Maggie O’Farrell, author of the Women’s Prize-winning Hamnet, returns with her new novel The Marriage Portrait, in which Lucrezia is given a voice denied to her in history books. 

While Robert Browning’s poem My Last Duchess is widely believed to have been inspired by her husband, Alfonso Il d’Este, O’Farrell instead chooses his first wife as inspiration, following Lucrezia from conception to her “death”.

Lucrezia is unlike her siblings before or after her – as a newborn, she “roars and writhes and throws off its swaddling bands, a baby who will not rest or sleep or be comforted” – and this innate wildness, this inability to be tamed, is with her forever. Her maid, Sofia, is the one person who seems to cherish and appreciate Lucrezia’s gritty and curious nature. She’s the sort of child who reaches through the cage of her father’s captured tiger to feel its coarse fur; a wilful bride who won’t let her violent husband take command of her mind. 

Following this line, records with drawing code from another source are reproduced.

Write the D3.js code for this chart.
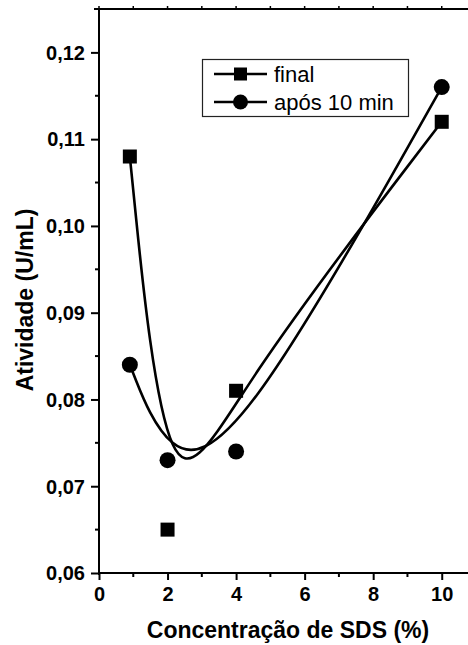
<!DOCTYPE html>
<html>
<head>
<meta charset="utf-8">
<script src="https://cdn.jsdelivr.net/npm/d3@7"></script>
<style>
  html, body { margin: 0; padding: 0; background: #fff; }
  svg { display: block; }
  text { font-family: "Liberation Sans", Arial, sans-serif; fill: #000; }
</style>
</head>
<body>
<svg id="chart" width="468" height="645"></svg>
<script>
// ---- data ----
const seriesNames = ["final", "após 10 min"];
const concentrations = [0.9, 2, 4, 10];
const finalValues = [0.108, 0.065, 0.081, 0.112];
const after10Values = [0.084, 0.073, 0.074, 0.116];
const xTickValues = [0, 2, 4, 6, 8, 10];
const xMinorTicks = [1, 3, 5, 7, 9, 11];
const yTickValues = [0.06, 0.07, 0.08, 0.09, 0.10, 0.11, 0.12];
const yMinorTicks = [0.065, 0.075, 0.085, 0.095, 0.105, 0.115, 0.125];
const xTitle = "Concentração de SDS (%)";
const yTitle = "Atividade (U/mL)";

(function () {
// ---- layout ----
const svg = d3.select("#chart");
const pL = 99, pR = 476, pT = 9, pB = 573;
const x = d3.scaleLinear().domain([0, 11]).range([pL, pR]);
const y = d3.scaleLinear().domain([0.06, 0.125]).range([pB, pT]);

const fmt = d => d3.format(".2f")(d).replace(".", ",");

// top frame line with small ticks
svg.append("line").attr("x1", pL - 5).attr("x2", 468).attr("y1", pT).attr("y2", pT)
  .attr("stroke", "#000").attr("stroke-width", 2);
svg.append("g").selectAll("line").data(xTickValues.concat(xMinorTicks)).join("line")
  .attr("x1", d => x(d)).attr("x2", d => x(d)).attr("y1", pT).attr("y2", pT - 3)
  .attr("stroke", "#000").attr("stroke-width", 1.5);

// left axis
const yAxis = d3.axisLeft(y).tickValues(yTickValues).tickFormat(fmt).tickSize(8).tickPadding(6);
const gy = svg.append("g").attr("transform", `translate(${pL},0)`).call(yAxis);
gy.select(".domain").attr("stroke-width", 2).attr("d", `M0,${pT}V${pB + 2}`);
gy.selectAll(".tick line").attr("stroke-width", 2);
gy.selectAll(".tick text").attr("font-size", 20).attr("font-weight", "bold")
  .attr("dy", "0.34em");
gy.append("g").selectAll("line").data(yMinorTicks).join("line")
  .attr("x1", -4).attr("x2", 0).attr("y1", d => y(d)).attr("y2", d => y(d))
  .attr("stroke", "#000").attr("stroke-width", 2);

// bottom axis
const xAxis = d3.axisBottom(x).tickValues(xTickValues).tickFormat(d3.format("d")).tickSize(7).tickPadding(7);
const gx = svg.append("g").attr("transform", `translate(0,${pB})`).call(xAxis);
gx.select(".domain").attr("stroke-width", 2).attr("d", `M${pL - 1},0H${pR}`);
gx.selectAll(".tick line").attr("stroke-width", 2);
gx.selectAll(".tick text").attr("font-size", 20).attr("font-weight", "bold");
gx.append("g").selectAll("line").data(xMinorTicks).join("line")
  .attr("x1", d => x(d)).attr("x2", d => x(d)).attr("y1", 0).attr("y2", 4)
  .attr("stroke", "#000").attr("stroke-width", 2);

// axis titles
svg.append("text").attr("x", 288).attr("y", 638)
  .attr("text-anchor", "middle").attr("font-size", 23).attr("font-weight", "bold")
  .text(xTitle);
svg.append("text").attr("transform", "translate(33,300) rotate(-90)")
  .attr("text-anchor", "middle").attr("font-size", 23).attr("font-weight", "bold")
  .text(yTitle);

// curves (B-spline through data as control points)
const line = d3.line().x((d, i) => x(concentrations[i])).y(d => y(d)).curve(d3.curveBasis);
[finalValues, after10Values].forEach(vals => {
  svg.append("path").attr("d", line(vals)).attr("fill", "none")
    .attr("stroke", "#000").attr("stroke-width", 2.6);
});

// markers
const sq = 14;
svg.append("g").selectAll("rect").data(finalValues).join("rect")
  .attr("x", (d, i) => x(concentrations[i]) - sq / 2).attr("y", d => y(d) - sq / 2)
  .attr("width", sq).attr("height", sq).attr("fill", "#000");
svg.append("g").selectAll("circle").data(after10Values).join("circle")
  .attr("cx", (d, i) => x(concentrations[i])).attr("cy", d => y(d)).attr("r", 8)
  .attr("fill", "#000");

// legend
const lg = svg.append("g");
lg.append("rect").attr("x", 202.5).attr("y", 59.5).attr("width", 206).attr("height", 57)
  .attr("fill", "#fff").attr("stroke", "#222").attr("stroke-width", 1.2);
const rows = [74, 102];
seriesNames.forEach((name, i) => {
  const ry = rows[i];
  lg.append("line").attr("x1", 214).attr("x2", 267).attr("y1", ry).attr("y2", ry)
    .attr("stroke", "#000").attr("stroke-width", 2.6);
  if (i === 0) {
    lg.append("rect").attr("x", 240.5 - 6.5).attr("y", ry - 6.5).attr("width", 13).attr("height", 13).attr("fill", "#000");
  } else {
    lg.append("circle").attr("cx", 240.5).attr("cy", ry).attr("r", 7.5).attr("fill", "#000");
  }
  lg.append("text").attr("x", 274).attr("y", ry + 8).attr("font-size", 22).text(name);
});
})();
</script>
</body>
</html>
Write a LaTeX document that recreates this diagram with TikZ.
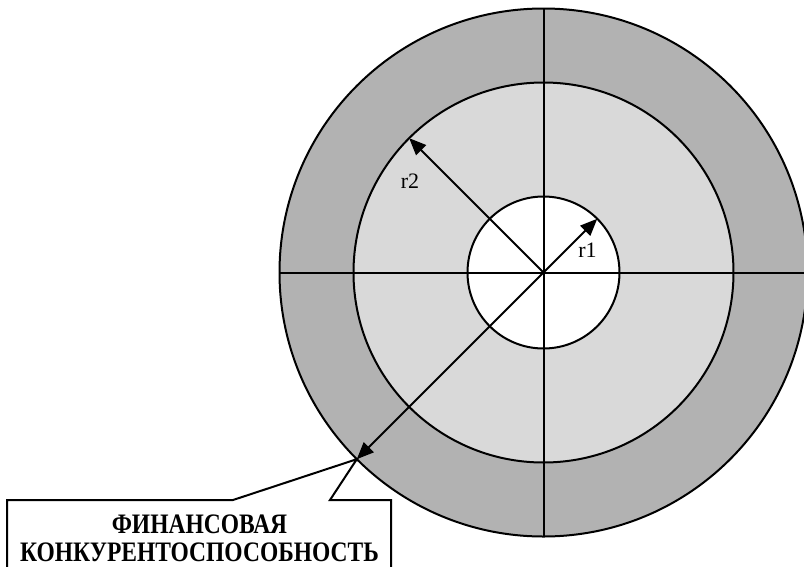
\documentclass[tikz,border=0pt]{standalone}
\usepackage{fontspec}
\setmainfont{Liberation Serif}[BoldFont={Liberation Serif Bold}]
\usetikzlibrary{arrows.meta}
\definecolor{ringdark}{RGB}{178,178,178}
\definecolor{ringlight}{RGB}{217,217,217}

\begin{document}
\begin{tikzpicture}[
    x=1pt, y=-1pt,
    ring/.style={
        draw,
        circle,
        line width=2pt,
        inner sep=0pt,
        outer sep=0pt
    },
    axis/.style={line width=2pt},
    radius arrow/.style={-{Triangle[length=17pt,width=14pt]}, line width=2pt},
    rlabel/.style={font=\fontsize{22}{24}\selectfont, inner sep=0pt}
]

\useasboundingbox (0,0) rectangle (804,566);

% ------------------------
% Rings
% ------------------------
\coordinate (c) at (543.5,272.5);
\node[ring, fill=ringdark, minimum size=528pt] (outer) at (c) {};
\node[ring, fill=ringlight, minimum size=380pt] (mid) at (c) {};
\node[ring, fill=white, minimum size=152pt] (inner) at (c) {};

% ------------------------
% Cross lines
% ------------------------
\draw[axis] (outer.north) -- (outer.south);
\draw[axis] (outer.west) -- (outer.east);

% ------------------------
% Radii
% ------------------------
\draw[radius arrow] (c) -- (inner.45);
\draw[radius arrow] (c) -- (mid.135);
\draw[radius arrow] (c) -- (outer.225);

\node[rlabel] (r1) at (587.5,250) {r1};
\node[rlabel] (r2) at (410,181.5) {r2};

% ------------------------
% Callout
% ------------------------
\coordinate (tip) at (outer.225);
\draw[line width=2pt, fill=white]
    (7,580) -- (7,500) -- (233,500) -- (tip) -- (330,500) -- (391,500) -- (391,580);

\node[
    font=\fontsize{23.5}{28}\selectfont\bfseries,
    align=center,
    anchor=base,
    inner sep=0pt
] (title) at (199.5,561) {
\scalebox{1}[1.2]{ФИНАНСОВАЯ}\\
\scalebox{1}[1.2]{КОНКУРЕНТОСПОСОБНОСТЬ}
};

\end{tikzpicture}
\end{document}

There’s an incredible sense of despair when you read about women who married like this – for power, for alliance, for money, for procreation; yet O’Farrell’s depiction of Lucrezia allows her a sense of dignity, at least to the extent that she would have been able to maintain in such circumstances. Her confusion around whether Alfonso loves or hates her is so familiar, and it’s dire to consider these issues still exist today. When Lucrezia realises she’s been bred only to breed, she’s desperate to both get pregnant and to escape.      

O’Farrell departs from the true history with a perfect ending – a possible thread of hope for Lucrezia. With its attention to detail – gorgeous descriptions of Italian landscape, fashion and Lucrezia’s talent for painting – The Marriage Portrait is historical fiction by one of the world’s best writers.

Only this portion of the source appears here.